Though the characters are lonely and sorrowful, the film has a lightness of touch: there's nothing ponderous about the long shots, only a kind of mysterious dwelling with what feels like the shifting reality of human experience when strong emotion pulses under the banality of everyday life. Where opera or melodrama use dramatic confrontation and arias of feelling to illuminate character, Tsiang subsitutes more obviously formal devices—principally the sheer looking of the still camera, which when extended over time both invites and frustrates penetration of the characters' subjectivity. We cannot touch them but find we have been touched by them, lightly yet hauntingly, without seeming to move. I find myself likening this to the effect that a pattern in language can have on our emotions almost irrespective of the content of the words in that pattern. The rhythm of iambic pentameter, or the pulse of white space, or the sinuous sustaining of a sibilance, does secret work on my emotions while the poem seems to dwell on something ordinary—a red wheelbarrow, maybe, or a blackbird in a tree. Sometimes too a poem will work on me because I'm moved by its scale: the intensity of its presence whether almost instantaneous or drawn out over many pages. Pound's work demonstrates both ends of this: "In a Station of the Metro" can almost never be read, only reread, because it's over before you've properly begun it, and yet the kernel of experience that it contains has been transmitted straight into you; while The Cantos provoke, enrage, and move me to pathos almost by their mere being, their massive and monumental ambition, the scope of their failure. There isn't really a sufficient language for the affective dimension of formal devices—but I recognize and am drawn by works of art that foreground the means by which they were made, and the passion of the maker for those devices, while encoding more immediately recognizable human experience with those devices. I am moved by the very fact of the objective correlative, a variation on the pathetic fallacy: that objects rendered with a sufficiently exact attention might weep for us, or with us.
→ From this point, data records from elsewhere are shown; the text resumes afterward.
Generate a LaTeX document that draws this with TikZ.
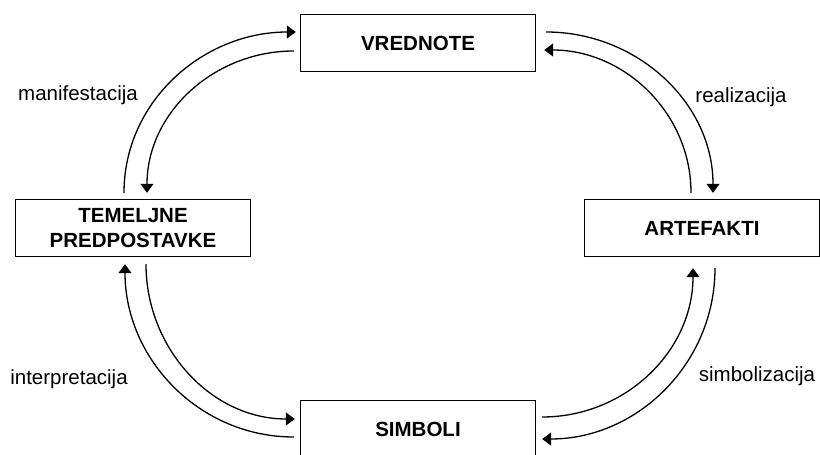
\documentclass[tikz,border=0pt]{standalone}
\usepackage{fontspec}
\setmainfont{Liberation Sans}
\usetikzlibrary{arrows.meta}
\tikzset{
  box/.style={draw,line width=1.4pt,minimum width=235pt,minimum height=57pt,
    align=center,font=\fontsize{20.5}{24.5}\selectfont\bfseries},
  flow/.style={line width=1.3pt,-{Triangle[length=9pt,width=13pt]}},
  lbl/.style={font=\fontsize{20.5}{24.5}\selectfont}
}
\begin{document}
\begin{tikzpicture}[x=1pt,y=1pt]
    \useasboundingbox (0,0) rectangle (820,455);
    \node[box] (vred) at (418,412) {VREDNOTE};
    \node[box] (art) at (702,227) {ARTEFAKTI};
    \node[box] (tem) at (133,227) {TEMELJNE\\PREDPOSTAVKE};
    \node[box] (simb) at (418,26) {SIMBOLI};
    \node[lbl] (lblman) at (78,360) {manifestacija};
    \node[lbl] (lblreal) at (741,358) {realizacija};
    \node[lbl] (lblint) at (69,76) {interpretacija};
    \node[lbl] (lblsimb) at (757,79) {simbolizacija};
    % top left
    \draw[flow] ([xshift=-9pt,yshift=6pt]tem.north) to[out=90,in=180] ([xshift=-4pt,yshift=11pt]vred.west);
    \draw[flow] ([xshift=-6pt,yshift=-8pt]vred.west) to[out=180,in=90] ([xshift=14pt,yshift=6pt]tem.north);
    % top right
    \draw[flow] ([xshift=10pt,yshift=11pt]vred.east) to[out=0,in=90] ([xshift=11pt,yshift=6pt]art.north);
    \draw[flow] ([xshift=-11pt,yshift=6pt]art.north) to[out=90,in=0] ([xshift=8pt,yshift=-7pt]vred.east);
    % bottom left
    \draw[flow] ([xshift=-6pt,yshift=-8pt]simb.west) to[out=180,in=-90] ([xshift=-8pt,yshift=-7pt]tem.south);
    \draw[flow] ([xshift=13pt,yshift=-7pt]tem.south) to[out=-90,in=180] ([xshift=-5pt,yshift=10pt]simb.west);
    % bottom right
    \draw[flow] ([xshift=6pt,yshift=12pt]simb.east) to[out=0,in=-90] ([xshift=-9pt,yshift=-11pt]art.south);
    \draw[flow] ([xshift=13pt,yshift=-11pt]art.south) to[out=-90,in=0] ([xshift=6pt,yshift=-10pt]simb.east);
\end{tikzpicture}
\end{document}
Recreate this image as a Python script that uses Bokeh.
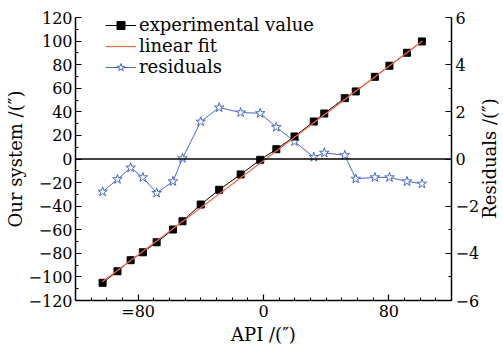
from bokeh.plotting import figure
from bokeh.models import Range1d, LinearAxis, FixedTicker, Span, Legend, LegendItem, Label
from bokeh.embed import file_html
from bokeh.resources import INLINE

# ---- data ----
api_x = [-102.7, -93.2, -84.8, -77.0, -68.2, -57.8, -51.7, -40.1, -28.3, -14.6, -2.1,
         8.2, 19.8, 32.1, 38.8, 51.9, 58.9, 71.1, 80.4, 91.6, 101.1]
system_y = [-105.0, -95.2, -85.8, -79.1, -70.6, -59.8, -52.8, -38.6, -26.1, -13.1, -0.7,
            8.3, 19.1, 31.8, 38.6, 51.6, 57.3, 69.7, 79.1, 90.1, 99.7]
residuals = [-1.39, -0.86, -0.37, -0.78, -1.44, -0.95, 0.03, 1.58, 2.18, 1.97, 1.94,
             1.35, 0.74, 0.08, 0.26, 0.16, -0.84, -0.78, -0.78, -0.95, -1.05]
fit_x = [-103.0, 101.5]
fit_y = [-104.3, 100.0]

x_major = [-80, 0, 80]
x_labels = ["=80", "0", "80"]
x_minor = [-110, -100, -90, -70, -60, -50, -40, -30, -20, -10,
           10, 20, 30, 40, 50, 60, 70, 90, 100, 110]
y_major = [-120, -100, -80, -60, -40, -20, 0, 20, 40, 60, 80, 100, 120]
y_labels = ["\u2212120", "\u2212100", "\u221280", "\u221260", "\u221240", "\u221220", "0",
            "20", "40", "60", "80", "100", "120"]
y_minor = [-110, -90, -70, -50, -30, -10, 10, 30, 50, 70, 90, 110]
r_major = [-6, -4, -2, 0, 2, 4, 6]
r_labels = ["\u22126", "\u22124", "\u22122", "0", "2", "4", "6"]
r_minor = [-5, -3, -1, 1, 3, 5]

FONT = "DejaVu Serif"
BLUE = "#4a68cc"
RED = "#f06a4a"

p = figure(width=503, height=348, output_backend="svg", toolbar_location=None,
           x_range=Range1d(-120, 120), y_range=Range1d(-120, 120),
           min_border_left=75, min_border_right=50, min_border_top=17, min_border_bottom=48)
p.outline_line_color = None
p.xgrid.visible = False
p.ygrid.visible = False
p.background_fill_color = "white"
p.border_fill_color = "white"

p.extra_y_ranges = {"res": Range1d(-6, 6)}


def style_axis(ax, major, labels, minor, label):
    ax.ticker = FixedTicker(ticks=major, minor_ticks=minor)
    ax.major_label_overrides = {m: l for m, l in zip(major, labels)}
    ax.major_tick_in = 6
    ax.major_tick_out = 0
    ax.minor_tick_in = 3
    ax.minor_tick_out = 0
    ax.axis_line_width = 1.5
    ax.major_tick_line_width = 1.2
    ax.minor_tick_line_width = 1.0
    ax.axis_line_color = "black"
    ax.major_tick_line_color = "black"
    ax.minor_tick_line_color = "black"
    ax.major_label_text_font = FONT
    ax.major_label_text_font_size = "16px"
    ax.major_label_text_color = "black"
    ax.axis_label = label
    ax.axis_label_text_font = FONT
    ax.axis_label_text_font_size = "18px"
    ax.axis_label_text_font_style = "normal"
    ax.axis_label_text_color = "black"
    ax.axis_label_standoff = 0
    ax.major_label_standoff = 3


style_axis(p.xaxis[0], x_major, x_labels, x_minor, "API /(\u2033)")
p.xaxis[0].major_label_standoff = 1
style_axis(p.yaxis[0], y_major, y_labels, y_minor, "Our system /(\u2033)")

raxis = LinearAxis(y_range_name="res")
style_axis(raxis, r_major, r_labels, r_minor, None)
raxis.major_label_standoff = 4
p.add_layout(raxis, "right")

# right-hand axis title, in its own side panel beyond the right axis
p.add_layout(Label(x=7, y=142, x_units="screen", y_units="screen",
                   text="Residuals /(\u2033)", angle=1.5707963,
                   text_align="center", text_baseline="middle",
                   text_font=FONT, text_font_size="18px", text_color="black"), "right")

p.add_layout(Span(location=0, dimension="width", line_color="black", line_width=1.5))

# residuals
r_line = p.line(api_x, residuals, y_range_name="res", line_color=BLUE, line_width=1)
r_pts = p.scatter(api_x, residuals, y_range_name="res", marker="star", size=10,
                  line_color=BLUE, fill_color="white", line_width=1)

# experimental
e_line = p.line(api_x, system_y, line_color="black", line_width=1)
e_pts = p.scatter(api_x, system_y, marker="square", size=7, line_color="black",
                  fill_color="black")

# linear fit
f_line = p.line(fit_x, fit_y, line_color=RED, line_width=1.2)

legend = Legend(items=[
    LegendItem(label="experimental value", renderers=[e_line, e_pts]),
    LegendItem(label="linear fit", renderers=[f_line]),
    LegendItem(label="residuals", renderers=[r_line, r_pts]),
], location=(30, 223))
legend.border_line_color = None
legend.background_fill_alpha = 0
legend.padding = 0
legend.margin = 0
legend.spacing = 0
legend.glyph_width = 31
legend.glyph_height = 20
legend.label_height = 20
legend.label_standoff = 3
legend.label_text_font = FONT
legend.label_text_font_size = "18px"
legend.label_text_color = "black"
p.add_layout(legend, "center")

open("out.html", "w").write(file_html(p, INLINE))
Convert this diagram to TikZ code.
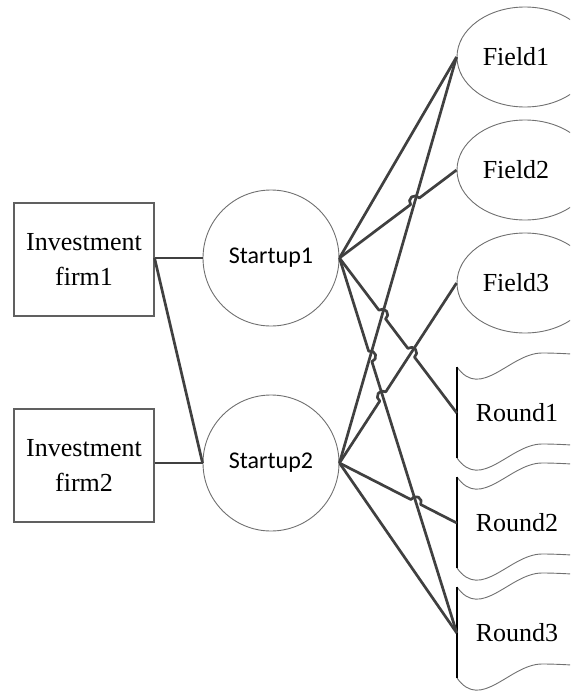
\documentclass[tikz,border=0pt]{standalone}
\usepackage{fontspec}
\setmainfont{Liberation Serif}
\newfontfamily\calibri{Carlito}
\usetikzlibrary{shapes.geometric,calc}
\definecolor{linkgray}{HTML}{404040}
\definecolor{boxgray}{HTML}{606060}
\definecolor{shapegray}{HTML}{707070}

% outline of a torn-tape box around a node of 120 x 120
\newcommand\tapeoutline[1]{%
  \draw[tapewave] ($(#1.center)+(-60,46)$) .. controls +(24,-34) and +(-32,0) .. ($(#1.center)+(25,60)$)
                  .. controls +(15,0) and +(-15,1) .. ($(#1.center)+(70,58)$);
  \draw[tapewave] ($(#1.center)+(-60,-45)$) .. controls +(24,-34) and +(-32,0) .. ($(#1.center)+(25,-31)$)
                  .. controls +(15,0) and +(-15,1) .. ($(#1.center)+(70,-33)$);
  \draw[tapeedge] ($(#1.center)+(-60,46)$) -- ($(#1.center)+(-60,-45)$);
}

\begin{document}
\begin{tikzpicture}[x=1pt,y=1pt,
  firmbox/.style={draw=boxgray, line width=1.1pt, minimum width=140pt, minimum height=113pt,
    align=center, inner sep=0pt, font=\fontsize{26}{35}\selectfont},
  startup/.style={circle, draw=shapegray, line width=0.9pt, minimum size=136pt, inner sep=0pt,
    font=\calibri\fontsize{24}{28}\selectfont},
  field/.style={ellipse, draw=shapegray, line width=0.9pt, minimum width=136pt, minimum height=100pt,
    inner sep=0pt, font=\fontsize{26}{30}\selectfont},
  roundbox/.style={rectangle, minimum width=120pt, minimum height=120pt, inner sep=0pt,
    font=\fontsize{26}{30}\selectfont},
  tapewave/.style={draw=shapegray, line width=0.9pt},
  tapeedge/.style={draw=black, line width=1.3pt},
  link/.style={draw=linkgray, line width=2.7pt, line join=round},
]
\useasboundingbox (0,0) rectangle (570,-693);
\clip (0,0) rectangle (570,-693);

% investors
\node[firmbox] (i1) at (84,-259.5) {Investment\\firm1};
\node[firmbox] (i2) at (84,-465.5) {Investment\\firm2};

% startups
\node[startup] (s1) at (271,-258) {Startup1};
\node[startup] (s2) at (271,-463) {Startup2};

% fields (label sits left of the ellipse centre)
\node[field] (f1) at (525,-57)  {Field1\rule{18pt}{0pt}};
\node[field] (f2) at (525,-170) {Field2\rule{18pt}{0pt}};
\node[field] (f3) at (525,-283) {Field3\rule{18pt}{0pt}};

% funding rounds
\node[roundbox] (r1) at (517,-413) {Round1};
\node[roundbox] (r2) at (517,-523) {Round2};
\node[roundbox] (r3) at (517,-633) {Round3};
\tapeoutline{r1}
\tapeoutline{r2}
\tapeoutline{r3}

% end points of the links
\coordinate (S1) at (s1.east);
\coordinate (S2) at (s2.east);
\coordinate (F1) at (f1.west);
\coordinate (F2) at (f2.west);
\coordinate (F3) at (f3.west);
\coordinate (R1) at (r1.west);
\coordinate (R2) at (r2.west);
\coordinate (R3) at (r3.west);
\coordinate (I1) at (s1.west -| i1.east);
\coordinate (I2) at (s2.west -| i2.east);

% crossings where one link jumps over another
\coordinate (xa) at (intersection of S1--F2 and S2--F1);
\coordinate (xb) at (intersection of S1--R1 and S2--F1);
\coordinate (xc) at (intersection of S1--R1 and S2--F3);
\coordinate (xd) at (intersection of S1--R3 and S2--F1);
\coordinate (xe) at (intersection of S2--F3 and S1--R3);
\coordinate (xf) at (intersection of S2--R2 and S1--R3);

% investor links
\draw[link] (I1) -- (s1.west);
\draw[link] (I1) -- (s2.west);
\draw[link] (I2) -- (s2.west);

% straight links
\draw[link] (S1) -- (F1);
\draw[link] (S2) -- (F1);
\draw[link] (S2) -- (R3);

% links with jumps
\def\hr{5.5pt}
\draw[link] let \p1=($(F2)-(S1)$), \n1={atan2(\y1,\x1)} in
  (S1) -- ($(xa)!\hr!(S1)$) arc[start angle=\n1+180, end angle=\n1, radius=\hr] -- (F2);
\draw[link] let \p1=($(R1)-(S1)$), \n1={atan2(\y1,\x1)} in
  (S1) -- ($(xb)!\hr!(S1)$) arc[start angle=\n1+180, end angle=\n1, radius=\hr]
       -- ($(xc)!\hr!(S1)$) arc[start angle=\n1+180, end angle=\n1, radius=\hr] -- (R1);
\draw[link] let \p1=($(R3)-(S1)$), \n1={atan2(\y1,\x1)} in
  (S1) -- ($(xd)!\hr!(S1)$) arc[start angle=\n1+180, end angle=\n1, radius=\hr] -- (R3);
\draw[link] let \p1=($(F3)-(S2)$), \n1={atan2(\y1,\x1)} in
  (S2) -- ($(xe)!\hr!(S2)$) arc[start angle=\n1+180, end angle=\n1, radius=\hr] -- (F3);
\draw[link] let \p1=($(R2)-(S2)$), \n1={atan2(\y1,\x1)} in
  (S2) -- ($(xf)!\hr!(S2)$) arc[start angle=\n1+180, end angle=\n1, radius=\hr] -- (R2);
\end{tikzpicture}
\end{document}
Wednesday, November 01, 2006

November has come. Thanks to Mark, Craig, Jonathan, and Arthur for their comments on the poet-critic question. (All boys! Is there something inherently masculine about this kind of fretting over categories?) Certainly a big part of my interest in this question is professional: if I weren't an academic-in-training I wouldn't be quite as affected by the rather peculiar disciplinary demand of having to put my interests more or less in order. My list of "research interests" seems arbitrary to me, with a lot of overlap: Modernism, Twentieth Century, Modern and Contemporary Poetry, American Literature, Literary Theory, Critical Theory, Creative Writing. And where in there do I cram my love for Joyce and Woolf and Lawrence, or for Boswell's Life of Johnson, or Andrew Marvell and George Herbert, or Keats?

Love is the question (the answer?). While part of me instinctively accedes to the notion that the practitioner has insights unavailable to the non-practitioner, I fall back on my belief that poetry, more than other verbal arts, calls upon all its readers to become practitioners: to think and feel from inside the poem they read (especially a poem they read aloud). Lyric especially demands this, given how much it leaves out. Nearly everyone has at some time or other written poems (even if only between the ages of thirteen and seventeen) and feels the impulse to encode some momentary experience in memorable language; at the same time, the implicit demand of poetry that it be responded to with writerly impulses helps to explain why most people find poetry to be intimidating. Even if you don't buy this reading-is-writing argument, most readers of poetry will concede that it demands a different range of mental activities than prose does. But the question for me has always been: given that my most instinctual response to poetry is a desire to write, what sort of writing shall I do?

My purest impulse—the one resulting most directly from the stimulus of a good poem—is to write a few lines of my own. But I also have the choice of writing something more or less critical, ranging from sincere puffery ("You have to read this!") to close analysis and historical contextualization. The sort of writing called "poetics" divides and includes these impulses: critical writing intended to enable the production of new poetry. And when I look at the first draft of my Zukofsky chapter, for instance, I find I have produced something closer to poetics: a largely affectionate treatment of Zukofskyan pastoral that has stimulated my more global desire for what I loosely call postmodern pastoral poetry. My reading of Zuk helps me read for that impulse in other poets, and nudges my own work in that direction. Very useful to me as a poet—but as a critic, I must sit down now with a colder eye and rework that chapter to be more dialectical, more skeptical, about Zukofsky and pastoral both. The illumination my writing/reading accomplishes, if it does, will then be less personal and idiosyncratic, but arguably more useful for those less interested in furthering their own projects than they are in arriving at some clearer view of Zukofsky and his engagement with pastoral.

That's as near as I can figure it, for now. Further comments are always welcome.